Говоря о начале войны 1812 года, все обычно вспоминают «патриотический подъем». «Гонители французского языка и Кузнецкого моста взяли в обществе решительный верх, и гостиные наполнились патриотами: кто высыпал из табакерки французский табак и стал нюхать русский; кто сжег десяток французских брошюрок, кто отказался от лафита и принялся за кислые щи. Все закаялись говорить по-французски; все закричали о Пожарском и Минине и стали проповедовать народную войну» [250], — иронически пишет об этом подъеме Пушкин. Но создание пропаганды — и пропагандистской мифологии, и пропагандистской литературы, и пропагандистского искусства — было результатом целенаправленной деятельности, а не просто энтузиазма. Одним из пропагандистских центров была типография при штабе Кутузова; там печатались главным образом тексты (воззвания, листовки, брошюры), но выпускались и карикатуры. В столицах действовали журналисты-патриоты (разумеется, при поддержке правительства). В Петербурге на такого рода мифологии и такого рода искусстве специализировался иллюстрированный журнал «Сын Отечества» Николая Греча, начавший выходить именно в 1812 году (многие карикатуры Венецианова и Теребенева выпускались приложением к журналу). В Москве главным журналистом-патриотом был Сергей Глинка, издатель «Русского вестника», назначенный губернатором Ростопчиным руководителем антифранцузской пропаганды.

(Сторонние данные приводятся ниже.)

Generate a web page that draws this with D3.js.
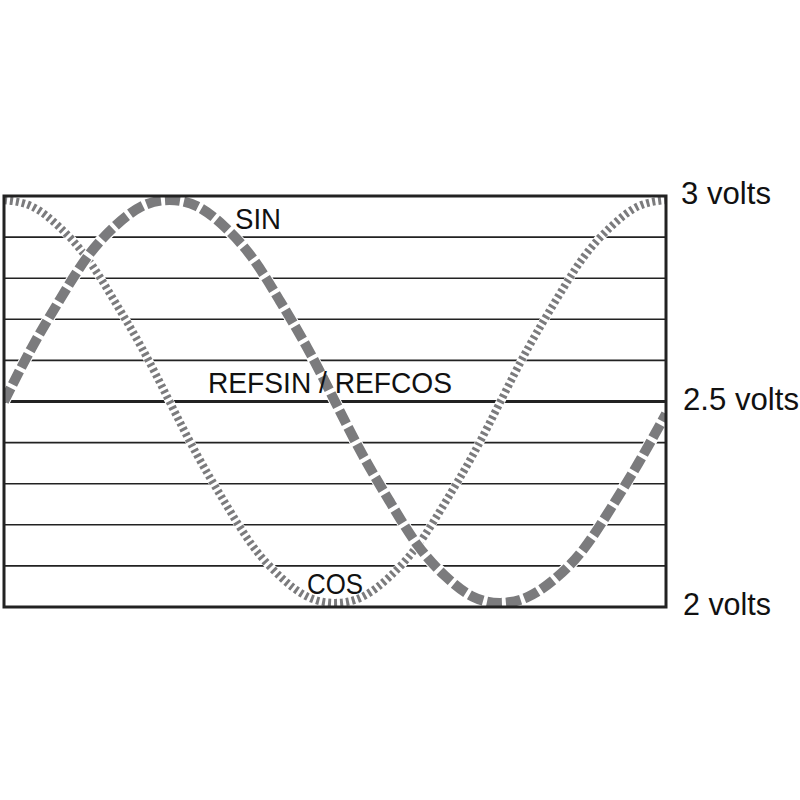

В пропагандистском искусстве эпохи войны 1812 года есть несколько основных типов сюжетов. Первый тип сюжетов — чисто сатирических — связан с гонениями на галломанов; сатиры на французские моды магазинов Кузнецкого моста и вообще на французскую культуру, чрезвычайно популярную среди русской аристократии до 1812 года. Собственно, прямым продолжением этих комических сюжетов про «французских мадамов» — содержательниц модных магазинов или актрис (агентов французского влияния в русском обществе) — являются (по самому типу юмора) сюжеты про самих солдат французской Великой армии.
Пропаганда, конечно, не может состоять только из насмешек над врагом. Необходимы образцы для подражания, подвиги. Издатель «Сына Отечества» Николай Греч (вместе с Александром Тургеневым) был главным сочинителем подвигов — и, скорее всего, создателем большей части героической мифологии Отечественной войны. Так, «история о Русском Сцеволе, о том, как один казак победил нагайкой трех артиллеристов и отобрал у них пушку, о том, как старуха Василиса перевязала французов веревкой и привела их к русским солдатам и пр., по свидетельству очевидцев, были выдуманы редакцией журнала, чтобы вызвать волну патриотического настроения в обществе» [251].
В этих сочиненных историях помимо собственно героизма важно происхождение героев — русское и простонародное. Среди героев войны, представленных в пропагандистском искусстве, преобладают не профессиональные военные, а ополченцы (ратники) или партизаны (причем тоже крестьяне, а не регулярные гусары Давыдова или казаки Платова); простые люди, мужики и бабы. Это, собственно, главная мифологема войны 1812 года (объявленной в самом ее начале Отечественной) — народ, поднявшийся против врага.